La industria agroalimentaria se viene esforzando desde hace unos años en mejorar la trazabilidad de sus productos y en aumentar la transparencia de sus procesos productivos. Cada vez hay más empresas que invitan a la visita de sus instalaciones y engrosan la oferta del llamado turismo industrial, que crece a un ritmo mayor que el de otros segmentos turísticos más tradicionales, como el cultural o el histórico.

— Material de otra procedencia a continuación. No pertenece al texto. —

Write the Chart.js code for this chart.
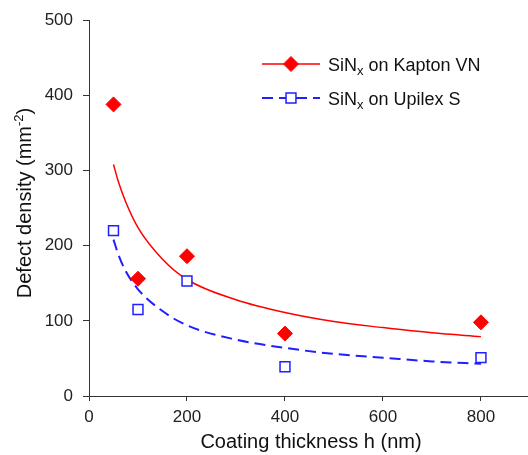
<!DOCTYPE html>
<html>
<head>
<meta charset="utf-8">
<script src="https://cdn.jsdelivr.net/npm/chart.js@4.4.1/dist/chart.umd.min.js"></script>
<style>
  html, body { margin: 0; padding: 0; background: #fff; overflow: hidden; }
</style>
</head>
<body>
<canvas id="chart" width="528" height="455"></canvas>
<script>
// ── Data ─────────────────────────────────────
const thickness     = [50, 100, 200, 400, 800];
const kaptonDefects = [388, 156, 186, 83, 98];
const upilexDefects = [220, 115, 153, 39, 51];

// fitted curves
const fitX      = [50, 60, 75, 100, 150, 200, 300, 400, 500, 600, 700, 800];
const kaptonFit = [308, 285, 258, 224, 182, 155, 128, 111, 99, 91, 84, 79];
const upilexFit = [208, 188, 166, 142, 113, 94, 75, 64, 56, 51, 46, 43];

const xTicks = [0, 200, 400, 600, 800];
const yTicks = [0, 100, 200, 300, 400, 500];

const xTitle = "Coating thickness h (nm)";
const yTitle = ["Defect density (mm", "-2", ")"];
const seriesNames = [["SiN", "x", " on Kapton VN"], ["SiN", "x", " on Upilex S"]];

const RED  = "#ff0000";
const BLUE = "#1f1fff";
const FONT = "'Liberation Sans', Arial, sans-serif";

const pts = (xs, ys) => xs.map((x, i) => ({ x, y: ys[i] }));

const kaptonPts = {
  data: pts(thickness, kaptonDefects),
  showLine: false,
  pointStyle: "rectRot",
  pointRadius: 7.5,
  backgroundColor: RED,
  borderColor: RED,
  borderWidth: 1,
};
const upilexPts = {
  data: pts(thickness, upilexDefects),
  showLine: false,
  pointStyle: "rect",
  pointRadius: 7,
  backgroundColor: "#fff",
  borderColor: BLUE,
  borderWidth: 1.5,
};
const kaptonLine = {
  data: pts(fitX, kaptonFit),
  showLine: true,
  borderColor: RED,
  borderWidth: 1.5,
  pointRadius: 0,
  cubicInterpolationMode: "monotone",
};
const upilexLine = {
  data: pts(fitX, upilexFit),
  showLine: true,
  borderColor: BLUE,
  borderWidth: 2,
  borderDash: [11, 6],
  pointRadius: 0,
  cubicInterpolationMode: "monotone",
};

// titles + legend with sub/superscripts
const annotate = {
  id: "annotate",
  afterDraw(chart) {
    const ctx  = chart.ctx;
    ctx.save();
    ctx.fillStyle = "#111";
    ctx.textBaseline = "alphabetic";

    // x title
    ctx.font = "20px " + FONT;
    ctx.textAlign = "center";
    ctx.fillText(xTitle, 311, 448);

    // y title (rotated, with superscript)
    ctx.save();
    ctx.translate(31, 203);
    ctx.rotate(-Math.PI / 2);
    ctx.textAlign = "left";
    ctx.font = "20px " + FONT;
    const w1 = ctx.measureText(yTitle[0]).width;
    const w3 = ctx.measureText(yTitle[2]).width;
    ctx.font = "13px " + FONT;
    const w2 = ctx.measureText(yTitle[1]).width;
    let x = -(w1 + w2 + w3) / 2;
    ctx.font = "20px " + FONT;
    ctx.fillText(yTitle[0], x, 0);
    ctx.font = "13px " + FONT;
    ctx.fillText(yTitle[1], x + w1, -8);
    ctx.font = "20px " + FONT;
    ctx.fillText(yTitle[2], x + w1 + w2, 0);
    ctx.restore();

    // legend
    const entries = [
      { line: kaptonLine, pt: kaptonPts, y: 64, name: seriesNames[0] },
      { line: upilexLine, pt: upilexPts, y: 98, name: seriesNames[1] },
    ];
    entries.forEach(e => {
      ctx.save();
      ctx.strokeStyle = e.line.borderColor;
      ctx.lineWidth = e.line.borderWidth;
      ctx.setLineDash(e.line.borderDash || []);
      ctx.beginPath();
      ctx.moveTo(262, e.y);
      ctx.lineTo(320, e.y);
      ctx.stroke();
      ctx.setLineDash([]);
      ctx.fillStyle = e.pt.backgroundColor;
      ctx.strokeStyle = e.pt.borderColor;
      ctx.lineWidth = e.pt.borderWidth;
      Chart.helpers.drawPoint(ctx, {
        pointStyle: e.pt.pointStyle, radius: e.pt.pointRadius, rotation: 0, borderWidth: e.pt.borderWidth
      }, 291, e.y);
      ctx.restore();

      ctx.fillStyle = "#111";
      ctx.textAlign = "left";
      let tx = 328;
      ctx.font = "18px " + FONT;
      ctx.fillText(e.name[0], tx, e.y + 7);
      tx += ctx.measureText(e.name[0]).width;
      ctx.font = "13px " + FONT;
      ctx.fillText(e.name[1], tx, e.y + 11);
      tx += ctx.measureText(e.name[1]).width;
      ctx.font = "18px " + FONT;
      ctx.fillText(e.name[2], tx, e.y + 7);
    });
    ctx.restore();
  }
};

const axisGrid = { display: true, drawOnChartArea: false, drawTicks: true, tickLength: 6, tickColor: "#333", tickWidth: 1 };
const axisBorder = { display: true, color: "#333", width: 1 };

new Chart(document.getElementById("chart"), {
  type: "scatter",
  data: { datasets: [kaptonPts, upilexPts, kaptonLine, upilexLine] },
  options: {
    responsive: false,
    animation: false,
    layout: { autoPadding: false, padding: { top: 15, right: 0, left: 0, bottom: 0 } },
    plugins: { legend: { display: false }, tooltip: { enabled: false } },
    scales: {
      x: {
        type: "linear",
        min: 0,
        max: 896,
        afterBuildTicks: s => { s.ticks = xTicks.map(v => ({ value: v })); },
        afterFit: s => { s.height = 59; s.paddingLeft = 0; s.paddingRight = 0; },
        ticks: { color: "#222", font: { family: FONT, size: 17 }, padding: 6, maxRotation: 0 },
        grid: { ...axisGrid, tickLength: 5 },
        border: axisBorder,
      },
      y: {
        type: "linear",
        min: 0,
        max: 500,
        afterBuildTicks: s => { s.ticks = yTicks.map(v => ({ value: v })); },
        afterFit: s => { s.width = 89; },
        ticks: { color: "#222", font: { family: FONT, size: 17 }, padding: 10 },
        grid: axisGrid,
        border: axisBorder,
      }
    }
  },
  plugins: [annotate]
});
</script>
</body>
</html>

Hay un interés creciente por conocer cómo se elaboran los quesos, los vinos o los aceites que consumimos a diario. La desconfianza frente a los alimentos procesados estimula este interés ciudadano, pero a consumidoras y consumidores les preocupa también si los productos que compran, sean del tipo que sean, están fabricados en condiciones saludables para los trabajadores, con respeto a los derechos humanos y sindicales y sin perjudicar al medio ambiente.

A estas exigencias de trazabilidad y transparencia, las empresas están respondiendo con más información sobre su funcionamiento y con certificaciones de calidad y de bienestar animal, origen de sus materias primas y un etiquetado con más datos de interés. En esta pugna la opacidad ampara la impunidad y la transparencia garantiza la confianza de compradores y usuarios.

Pero una sociedad cada día más informada y concienciada multiplica las demandas ciudadanas frente a las empresas y abre nuevos frentes de lucha y reivindicación. Para blindarse ante posibles denuncias y minimizar los riesgos de seguridad y salud laboral, cada vez más empresas graban sus cadenas de fabricación y sus instalaciones las 24 horas del día. Al mismo tiempo, crece la desconfianza colectiva y ya no basta con leer que los huevos que compramos han sido puestos por gallinas en libertad o que un código QR enlace a una web con fotos de la granja con las ponedoras correteando a sus anchas. Ahora se plantea una vuelta de tuerca más: acceder en directo a ver cómo se trabaja en cada momento en la fábrica de la que somos clientes o podemos serlo si cambiamos de proveedor.

Como se ha visto en el caso de las vacunas para la covid-19, hasta la poderosa Unión Europea se ha visto burlada por grandes multinacionales farmacéuticas, que se han parapetado tras la opacidad de sus contratos y han hecho de su capa un sayo. Hasta el punto de obligar a Bruselas a enviar inspectores a las fábricas para controlar la fiabilidad de los datos aportados.

La ciudadanía debe poder vigilar a los que pagamos al consumir sus productos o utilizar sus servicios y no solo dejarnos geolocalizar o que nos roben el tiempo con la distracción continua de las pantallas. Sí, por muy disruptivo que parezca, hay que empezar a pedir la apertura de las cámaras de granjas, mataderos, talleres y factorías de todo tipo para que podamos saber en vivo y en directo, en streaming en terminología de teletrabajo, quienes cumplen con las normas y, por ende, quienes no y van a ocultarse con la excusa del secreto industrial o comercial.